Which gives us to requirements for p to be on the line from a to b:

(p.x - a.x) / ab.x = (p.y - a.y) / ab.y
and
0 ≤ i ≤ 1

In code:

function onLine(a, b, p) {
    var i1 = (p.x - a.x) / (b.x - a.x), i2 = (p.y - a.y) / (b.y - a.y);
    return i1 == i2 && i1 <= 0 && i1 >= 1;
}

Technically you could even inline i2 but that makes it even harder to read.

Answer 8

  private static boolean pointInLine(int2 lineBegin, int2 lineEnd, int2 point)
  { boolean result = false;
    
    int2 b = int2(min(lineBegin.x, lineEnd.x), min(lineBegin.y, lineEnd.y));
    int2 e = int2(max(lineBegin.x, lineEnd.x), max(lineBegin.y, lineEnd.y));
    if (point.x >= b.x && point.x <= e.x &&
        point.y >= b.y && point.y <= e.y)
    { int2 normal = lineEnd.sub(lineBegin).perp();
      int2 d0     = lineBegin.sub(point);
      if (d0.dot(normal) == 0x0)
      { result = true;
      }
    }
    return result;
  }

This works for any slope, even if lineBegin == lineEnd == point.

• First, create two points b and e, which ensures b <= e. (This is two support lines that have a negative slope) Check if point lands on the box (inclusive) created by those two points.
• Then, get the normal of the line, which is a vector perpendicular to it.
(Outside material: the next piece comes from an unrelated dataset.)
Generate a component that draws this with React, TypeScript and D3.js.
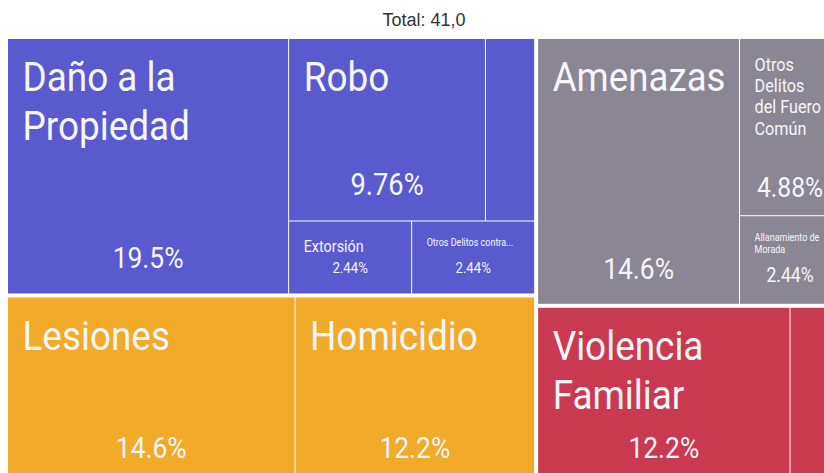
import React, { useMemo } from "react";
import * as d3 from "d3";

// ---- data ----
const groups = ["Patrimonio", "Vida e Integridad", "Otros Delitos", "Familia"];
const groupColors = ["#5A5ACF", "#F1AA2A", "#8A8693", "#C93A50"];
const categories = [
  "Daño a la Propiedad",
  "Robo",
  "Otro (Patrimonio)",
  "Extorsión",
  "Otros Delitos contra el Patrimonio",
  "Lesiones",
  "Homicidio",
  "Amenazas",
  "Otros Delitos del Fuero Común",
  "Allanamiento de Morada",
  "Violencia Familiar",
  "Otro (Familia)",
];
const categoryGroup = [0, 0, 0, 0, 0, 1, 1, 2, 2, 2, 3, 3];
const counts = [8, 4, 1, 1, 1, 6, 5, 6, 2, 1, 5, 1];

// ---- label styles (font sizes), keyed by category ----
const labelStyle: Record<
  string,
  { label: number; pct: number; maxLines?: number; pctBottom?: number }
> = {
  "Daño a la Propiedad": { label: 41, pct: 30 },
  Robo: { label: 41, pct: 31 },
  Extorsión: { label: 16, pct: 15 },
  "Otros Delitos contra el Patrimonio": { label: 10, pct: 15, maxLines: 1 },
  Lesiones: { label: 41, pct: 30 },
  Homicidio: { label: 41, pct: 30 },
  Amenazas: { label: 41, pct: 30 },
  "Otros Delitos del Fuero Común": { label: 18, pct: 28, pctBottom: 18 },
  "Allanamiento de Morada": { label: 10, pct: 20 },
  "Violencia Familiar": { label: 41, pct: 30 },
};

const FONT = "Roboto, 'Noto Sans', sans-serif";
const WEIGHT = 400;
const SX_LABEL = 0.9; // horizontal condensing of label text
const SX_PCT = 0.88; // horizontal condensing of percentage text
const W = 824;
const H = 473;

let ctx: CanvasRenderingContext2D | null = null;
function measure(text: string, size: number, sx: number) {
  if (!ctx) ctx = document.createElement("canvas").getContext("2d");
  if (!ctx) return text.length * size * 0.5 * sx;
  ctx.font = `${WEIGHT} ${size}px ${FONT}`;
  return ctx.measureText(text).width * sx;
}

function wrap(text: string, size: number, maxW: number, maxLines = 99): string[] {
  const words = text.split(" ");
  const lines: string[] = [];
  let cur = "";
  for (const w of words) {
    const t = cur ? cur + " " + w : w;
    if (measure(t, size, SX_LABEL) <= maxW || !cur) cur = t;
    else {
      lines.push(cur);
      cur = w;
    }
  }
  if (cur) lines.push(cur);
  if (lines.length > maxLines) {
    const kept = lines.slice(0, maxLines);
    const ws = lines.slice(maxLines - 1).join(" ").split(" ");
    while (ws.length > 1 && measure(ws.join(" ") + "...", size, SX_LABEL) > maxW) ws.pop();
    kept[maxLines - 1] = ws.join(" ") + "...";
    return kept;
  }
  return lines;
}

export default function App() {
  const total = d3.sum(counts);
  const pctFmt = d3.format(".3p");

  const leaves = useMemo(() => {
    const data = {
      name: "root",
      children: groups.map((g, gi) => ({
        name: g,
        gi,
        children: categories
          .map((c, i) => ({ name: c, value: counts[i], gi: categoryGroup[i] }))
          .filter((d) => d.gi === gi),
      })),
    };
    const root = d3
      .hierarchy<any>(data)
      .sum((d) => d.value || 0)
      .sort((a, b) => (b.value || 0) - (a.value || 0));
    d3
      .treemap<any>()
      .size([832, 444])
      .paddingInner((d) => (d.depth === 0 ? 4 : 1))
      .tile(d3.treemapSquarify)(root);
    return root.leaves() as d3.HierarchyRectangularNode<any>[];
  }, []);

  return (
    <svg
      width={W}
      height={H}
      style={{ position: "absolute", left: 0, top: 0, background: "#fff" }}
    >
      <text
        x={424}
        y={26}
        textAnchor="middle"
        fontFamily="'Liberation Sans', Arial, sans-serif"
        fontSize={18}
        fill="#333"
      >
        {`Total: ${d3.format(".1f")(total).replace(".", ",")}`}
      </text>
      <g transform="translate(8,39)">
        {leaves.map((d, i) => {
          const w = d.x1 - d.x0;
          const h = d.y1 - d.y0;
          const st = labelStyle[d.data.name];
          const maxW = w - 28;
          const lines = st ? wrap(d.data.name, st.label, maxW, st.maxLines) : [];
          const padTop = st ? 16 + 0.17 * st.label : 0;
          const pctOff = st ? st.pctBottom ?? 16 + 0.3 * st.pct : 0;
          return (
            <g key={i}>
              <rect x={d.x0} y={d.y0} width={w} height={h} fill={groupColors[d.data.gi]} />
              {st && (
                <g fontFamily={FONT} fontWeight={WEIGHT} fill="#F6F6F8">
                  <text
                    transform={`translate(${d.x0 + 14.5},${d.y0 + padTop + 0.72 * st.label}) scale(${SX_LABEL},1)`}
                    fontSize={st.label}
                  >
                    {lines.map((l, li) => {
                      const lw = measure(l, st.label, SX_LABEL);
                      const fit = lw > maxW;
                      return (
                        <tspan
                          key={li}
                          x={0}
                          y={li * st.label * 1.18}
                          {...(fit
                            ? { textLength: maxW / SX_LABEL, lengthAdjust: "spacingAndGlyphs" }
                            : {})}
                        >
                          {l}
                        </tspan>
                      );
                    })}
                  </text>
                  <text
                    transform={`translate(${(d.x0 + d.x1) / 2},${d.y1 - pctOff}) scale(${SX_PCT},1)`}
                    textAnchor="middle"
                    fontSize={st.pct}
                  >
                    {pctFmt((d.value || 0) / total)}
                  </text>
                </g>
              )}
            </g>
          );
        })}
      </g>
    </svg>
  );
}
You can do this by negating the x and transposing, x,y --> y, -x.
• Then you can simply create a vector that points to the line from the point or to the point from the line, it doesn't matter and doesn't have to be from the center of the line. Once you do that check if the vector is perpendicular to the normal by getting the dot product of the normal and the point vector.

It also makes it a bit easier on you if you've got some sort of math lib or at least a struct with x,y components. But you can do this with scalar components aswell. But getting the dot product and the normal are very simple calculations.

Here's the dot product: .dot(int2 v) = (x * v.x + y * v.y)

Here's the perpendicular: .perp() = new int2(y, -x)

.sub() .add() Do what you'd expect and params are in the same order.